On the basis of these well settled principles I shall proceed now to assess the damages recoverable under section 34 of. Cap. 189. I must say that there is no concrete evidence as to the mode of life of the deceased nor that of his family. They were displaced persons from Famagusta, they, had re-established themselves in Limassol after the occupation by the Turks of their home in Famagusta and they had C£930.- savings. They live in an abandoned Turkish home which they furnished themselves since the death of her husband, the wife has started working at Mavropoullos Fruit Packing Store. The three issues of the marriage were Chrysostomos, just under 16 years of age at the time of the death of his father, Christina 13 1/2 and Georghios just over 9 years of age.
I have already dealt with the average earnings of the deceased and taking into consideration these known facts and his prospects at the time of death, which were good considering his age, his health, the nature of his employment and the steady increase in, his emoluments, and deducting there from his own living expenses for which there is, however little evidence, I shall proceed. to assess the damages recoverable under both heads after making also in a rough way the necessary allowances for income tax deduction on his, aforesaid .gross earnings. It is unfortunate that the litigants have not found a way to assist me, as they ought to, by clearer and better evidence and so the burden has been left on me, ,in addition to my other functions as a Judge which I had to perform in this case, to act in a way also as a tax-assessor. [*617]
On the evidence before me, I find that for the first two years after the death of the deceased his lost earnings were C£2,000.- per year; for the year 1977 C£2,500.-, for the years 1978-79 C£3,000.- and for the remaining four years, making also an allowance for his prospects at the time of his death, C£3,200.- which makes a total of C£27,800.- to which we have to add another C£1,000.- already awarded to the estate, which I calculate to a total of C£28,800.-.
Since the deceased died intestate, the widow’s and the children’s damages under section 34 of the Administration of Estates Law, Cap. 189, have to be determined according to the division of the estate on the intestacy. Under the intestacy the widow is entit1e to the 1/6, i.e. C£4,800.- and each of the three children to C£8,000.

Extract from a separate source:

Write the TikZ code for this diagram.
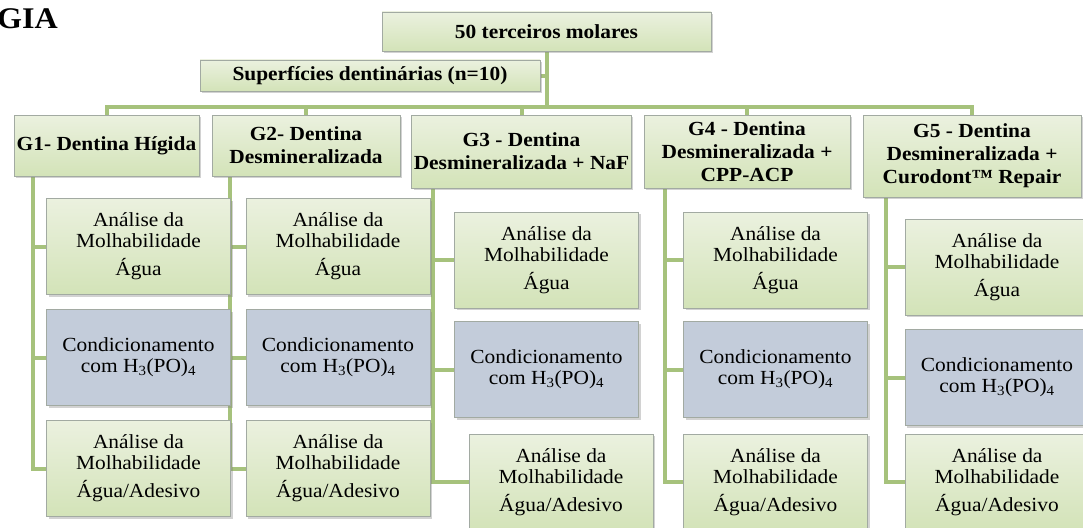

I turn now to the dependency which I would have normally fixed at £27,800.- as its amount would not be different than that of the damages of the amount assessed for the lost years. (See Benson v. Biggs (supra).) As we have seen, however, we have as dependants apart from the widow the three children of the deceased which are in law so considered to be until they reach the age of sixteen and to that extent only; the authority for this proposition is the case of Antonios Nicolaou Antoniou and Another v. Gavriel Angelides and Another (1978) 1 C.L.R. 115 where English authorities on the subject were adopted.
As much as this is unrealistic, bearing in mind the ways of life of Cyprus with so evident the urge for secondary and higher education as well as the dependency of girls on the family for support of their marriage, which realities cannot be ignored, yet, a solution of this problem is a matter of legislative action rather than by changes through judicial interpretation. Whilst on this point of the desirability of the legislative measures to be taken I would like to draw the attention of the appropriate authorities of the Republic that similar action is called for regulating the Law on the question of damages as it has developed through the new judicial approach. I hope that when they find it opportune to consider the necessary legislation, the Administration of Justice Act, 1982, of the United Kingdom will be looked at as it did come into existence for the purpose of remedying inter alia the situation brought about by the [*618] judicial pronouncements earlier referred to at some length in this, judgment.
Although where a deceased dies intestate, a defendant has a direct interest in the way in which the award under section 58 is distributed between each dependant because the amount of each dependency will determine after deducting there from or setting off the dependant’s entitlement under section 34 the amount, if any, payable by the defendant under section 58.
I need not, however, proceed to assess the dependency in respect of each child. This is because any amount that can possibly be awarded to such child is certainly less than what each one will receive under section 34, therefore their amount for dependency is cancelled thereby. The same position, however, cannot exist as regards the widow whose dependency I assess at a thousand pounds multiplied by a multiplier of ten years which gives an amount of £10,000.-which cancels in its turn the £4,800.-received under section 34, so that double recovery, as it should in law, be avoided.
For all the above reasons; therefore, there will be judgment for the plaintiffs against defendants.1 for £34,085.-with costs. The claim against defendants 2 is dismissed, with costs.
Judgment against defendants 1 for £34,085.-claim against defendants 2 dismissed Order for costs as above.